Okay, I'm all done with the outdoor metaphors - the Mount Everest climbing, tobogganing stuff; at least for now. It's time to start thinking of my first sentence. I know, "It was a dark and stormy night." There, I feel better already - I'm partway done!
Sunday, August 24, 2008
This story tells the tale of a man who has lost just about everything that made his life worth living - job, family, self-respect - thanks to a terrible tragedy that occurred years ago. His only solace now comes from what he calls "Mining for miseries," a routine where he buys drinks for strangers he meets in a local tavern and compares tales of woe. Eventually, he meets a stranger who tells a story that may just change the course of his life...
I'm really partial to "Regrets, I've Had a Few," because it reminds us just how close we all are to the edge of darkness, no matter how successful we may be, or how successful we think we are. We can be going along just fine in our insulated little worlds, and all of a sudden everything we have is taken away and all that we think we know about the world, all of our notions about life and fate and fairness, are turned upside down.
I am excited about my inclusion in TREI because I have no idea what the magazine is going to be like, nor do I have any clue what the other short stories are going to be about. I expect some suspense/horror/dark themes; all the stuff, in other words, that makes life interesting and keeps us on our toes when we get a little too comfortable.
Anyway, many thanks to C.L. Freire, Editor-In-Chief of the new magazine, as well as Editor M.R. Green for considering my work. Here's to a long and successful run for TREI Literary!
Thursday, August 21, 2008
While calling into question the judgement of these people, this discovery fueled my writing jones and by October of 2006 I had begun writing fiction as well as my sports blog, all of which led, in kind of a meandering, roundabout way, to where I am now - the author of two as-yet unpublished manuscripts and many short stories, hustling and searching for an agent to represent me.

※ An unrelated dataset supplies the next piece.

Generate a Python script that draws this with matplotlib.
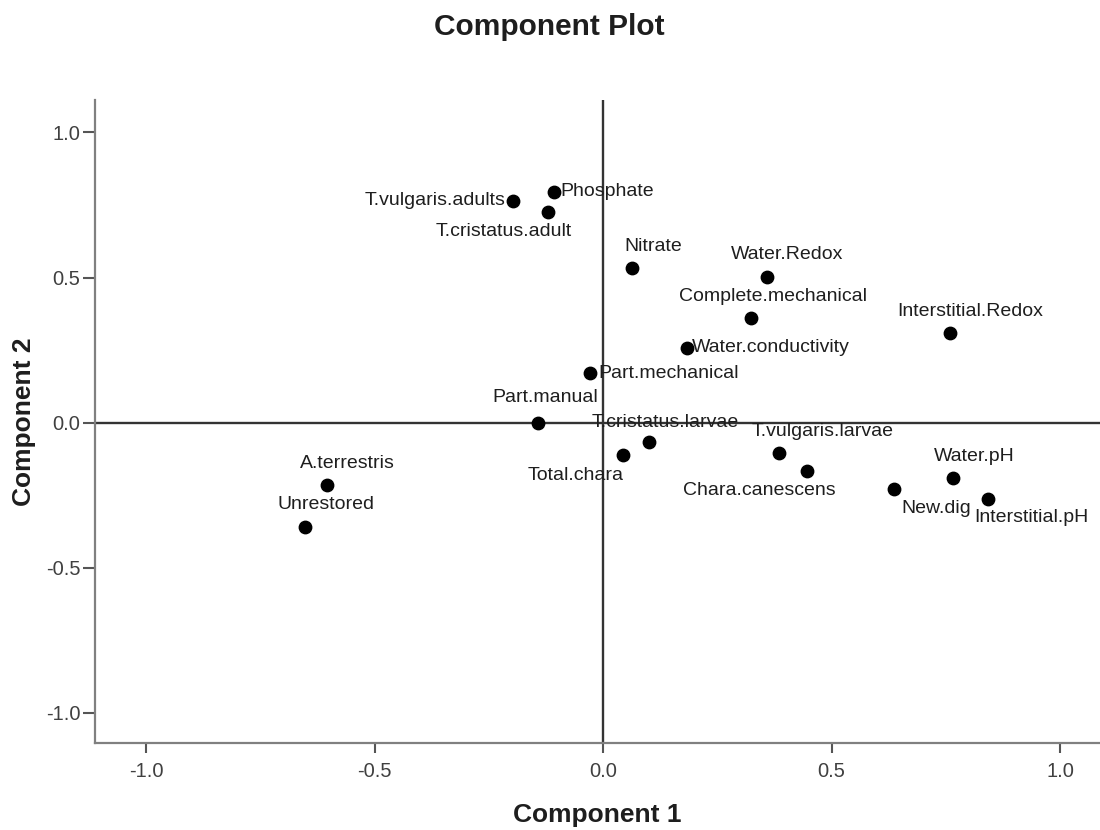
import numpy as np
import matplotlib.pyplot as plt

plt.rcParams['font.family'] = ['Liberation Sans', 'DejaVu Sans']

# component loadings
labels = ['T.vulgaris.adults', 'Phosphate', 'T.cristatus.adult', 'Nitrate',
          'Water.Redox', 'Complete.mechanical', 'Water.conductivity',
          'Part.mechanical', 'Part.manual', 'T.cristatus.larvae',
          'T.vulgaris.larvae', 'Total.chara', 'Chara.canescens',
          'Interstitial.Redox', 'Water.pH', 'New.dig', 'Interstitial.pH',
          'A.terrestris', 'Unrestored']
comp1 = [-0.197, -0.107, -0.121, 0.063, 0.358, 0.324, 0.183, -0.028, -0.142,
         0.101, 0.385, 0.044, 0.446, 0.759, 0.766, 0.637, 0.842, -0.604, -0.652]
comp2 = [0.764, 0.795, 0.726, 0.532, 0.503, 0.360, 0.257, 0.171, -0.001,
         -0.067, -0.104, -0.112, -0.167, 0.309, -0.191, -0.230, -0.264,
         -0.216, -0.360]
ticks = [-1.0, -0.5, 0.0, 0.5, 1.0]

# label placement (pixels from the dot, horizontal alignment)
lab_pos = {
    'T.vulgaris.adults': (-8, 0, 'right'),
    'Phosphate': (6, 0, 'left'),
    'T.cristatus.adult': (-44, -20, 'center'),
    'Nitrate': (21, 22, 'center'),
    'Water.Redox': (20, 22, 'center'),
    'Complete.mechanical': (22, 22, 'center'),
    'Water.conductivity': (5, 0, 'left'),
    'Part.mechanical': (8, -1, 'left'),
    'Part.manual': (7, 25, 'center'),
    'T.cristatus.larvae': (16, 19, 'center'),
    'T.vulgaris.larvae': (44, 21, 'center'),
    'Total.chara': (-48, -20, 'center'),
    'Chara.canescens': (-48, -20, 'center'),
    'Interstitial.Redox': (20, 21, 'center'),
    'Water.pH': (21, 21, 'center'),
    'New.dig': (42, -19, 'center'),
    'Interstitial.pH': (44, -18, 'center'),
    'A.terrestris': (20, 22, 'center'),
    'Unrestored': (21, 22, 'center'),
}

fig = plt.figure(figsize=(11, 8.3), dpi=100)
ax = fig.add_axes([0.0864, 0.1048, 0.9136, 0.7747])

ax.axhline(0, color='#333333', lw=1.7, zorder=1)
ax.axvline(0, color='#333333', lw=1.7, zorder=1)
ax.scatter(comp1, comp2, s=80, color='black', zorder=3)

for name, x, y in zip(labels, comp1, comp2):
    dx, dy, ha = lab_pos[name]
    ax.annotate(name, (x, y), xytext=(dx, dy), textcoords='offset pixels',
                ha=ha, va='center', fontsize=14, color='#1e1e1e', zorder=4)

ax.set_xlim(-1.1116, 1.0875)
ax.set_ylim(-1.105, 1.112)
ax.set_xticks(ticks)
ax.set_yticks(ticks)
ax.set_xticklabels(['%.1f' % t for t in ticks])
ax.set_yticklabels(['%.1f' % t for t in ticks])

for s in ['top', 'right']:
    ax.spines[s].set_visible(False)
for s in ['left', 'bottom']:
    ax.spines[s].set_color('#808080')
    ax.spines[s].set_linewidth(1.6)

ax.tick_params(axis='x', length=7, width=1.5, color='#555555', pad=7,
               labelsize=14.5, labelcolor='#404040')
ax.tick_params(axis='y', length=8.5, width=1.5, color='#555555', pad=2,
               labelsize=14.5, labelcolor='#404040')

ax.set_xlabel('Component 1', fontsize=19, fontweight='bold', color='#1e1e1e')
ax.set_ylabel('Component 2', fontsize=19, fontweight='bold', color='#1e1e1e')
ax.xaxis.set_label_coords(0.5, -0.094)
ax.yaxis.set_label_coords(-0.0587, 0.5)

fig.text(0.499, 0.967, 'Component Plot', ha='center', va='center',
         fontsize=21.5, fontweight='bold', color='#1e1e1e')

fig.savefig('out.png', dpi=100)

I mention all of this as background for my exciting news - I made the home page at MSN.com! I wrote a blog at Foxsports on Tuesday night, August 19, titled "Top Ten Most Beautiful Things in Sports," which was featured Wednesday at the Fox Funhouse page and which was picked up by MSN Wednesday night and made into a photo essay which they ran on their front page!
This exposure earned me nearly six thousand hits on my Foxsports blog Wednesday (5,802 to be exact). This number is by no means a record for me - I wrote a piece last November in which I poked fun at Terrell Owens of the Dallas Cowboys, and set my personal record with that one - over 13,000 views in one day.

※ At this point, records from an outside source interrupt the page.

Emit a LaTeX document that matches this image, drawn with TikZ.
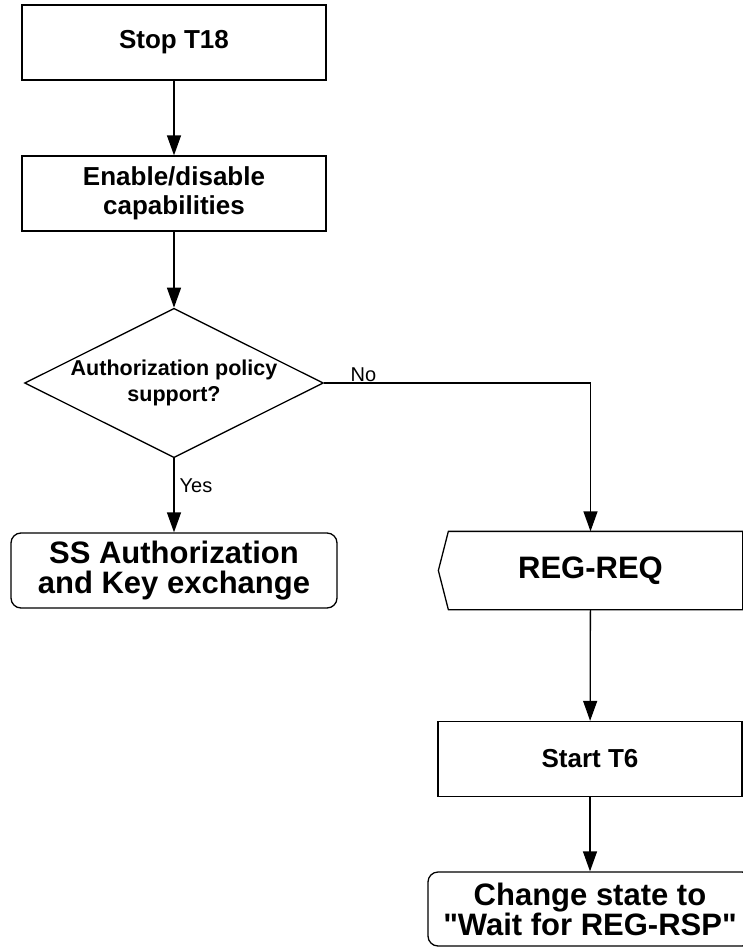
\documentclass[tikz,border=0pt]{standalone}
\usepackage{fontspec}
\setmainfont{Liberation Sans}
\newfontfamily\plainfont{Liberation Sans}
\usetikzlibrary{shapes.geometric}
\usetikzlibrary{arrows.meta}

\begin{document}
\begin{tikzpicture}
[x=1pt,y=-1pt,line width=1.3pt,%
  every node/.style={align=center,inner sep=0pt},%
  process/.style={draw,minimum width=304pt,minimum height=75pt,font=\bfseries\fontsize{26}{29}\selectfont},%
  decision/.style={draw,shape=diamond,aspect=2,font=\bfseries\fontsize{21.5}{26}\selectfont},%
  state/.style={draw,rounded corners=10pt,minimum width=326pt,minimum height=75pt,font=\plainfont\bfseries\fontsize{31}{30}\selectfont},%
  tag/.style={font=\fontsize{20}{24}\selectfont},%
  >={Triangle[length=20pt,width=14pt]}]
\useasboundingbox (0,0) rectangle (743,947);
\node[process] (stop) at (174,42.5) {Stop T18};
\node[process] (enable) at (174,193.5) {Enable/disable\\capabilities};
\node[decision] (dia) at (174,383) {Authorization policy\\support?};
%%
\node[state] (ss) at (174,570.5) {SS Authorization\\and Key exchange};
%%
\node[minimum width=303pt,minimum height=77pt,font=\bfseries\fontsize{31}{36}\selectfont] (regreq) at (590.5,570.5) {REG-REQ};
\draw ([xshift=10pt]regreq.north west) -- (regreq.north east) -- (regreq.south east)
  -- ([xshift=10pt]regreq.south west) -- (regreq.west) -- cycle;
\node[process] (start) at (590,759) {Start T6};
\node[state,minimum width=324pt,minimum height=74pt] (final) at (590,909) {Change state to\\"Wait for REG-RSP"};
%%
\path
\foreach \startNode/\endNode in {stop/enable, enable/dia, regreq/start, start/final}
{
  (\startNode) edge[->] (\endNode)
};
\draw[->] (dia.south) -- (ss.north);
\node[tag,anchor=base west] (yes) at ([xshift=5pt,yshift=-34pt]dia.south) {Yes};
\draw[->] (dia.east) -| (regreq.north);
\node[tag,anchor=base west] (no) at ([xshift=26pt,yshift=2pt]dia.east) {No};
\end{tikzpicture}
\end{document}
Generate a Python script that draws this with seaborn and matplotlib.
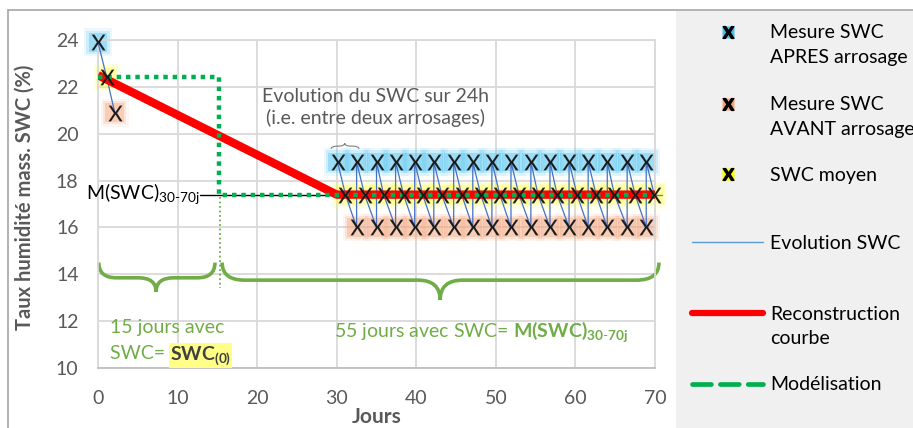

Nevertheless, six thousand hits on my blog in one day is pretty cool, even though guys like Lee Child and Lawrence Block probably get that many on their websites every day before they're done drinking their morning coffee. Of course, it doesn't get me any closer to snagging an agent or a publishing deal for either of my books, but still, it is extremely gratifying to know that the people at MSN found my writing good enough to use to try to draw people into their site.
It makes me wonder how many hits my piece got when featured at MSN for several hours last night. I have no way of knowing, of course, but it had to be in the hundreds of thousands, based on the number of comments it drew and the fact that I looked at it myself at least a hundred thousand times.
If you're curious as to what the ten most beautiful things in sports actually are, at least from my perspective, you can check out my Foxsports post here, minus the photos of course because I had nothing to do with those and the piece has now disappeared off MSN.com.
It was an incredible rush seeing my words featured so prominently, and comes as validation for me that, yes, all of this work might actually pay off at some point. I wonder how many agents read Foxsports.com?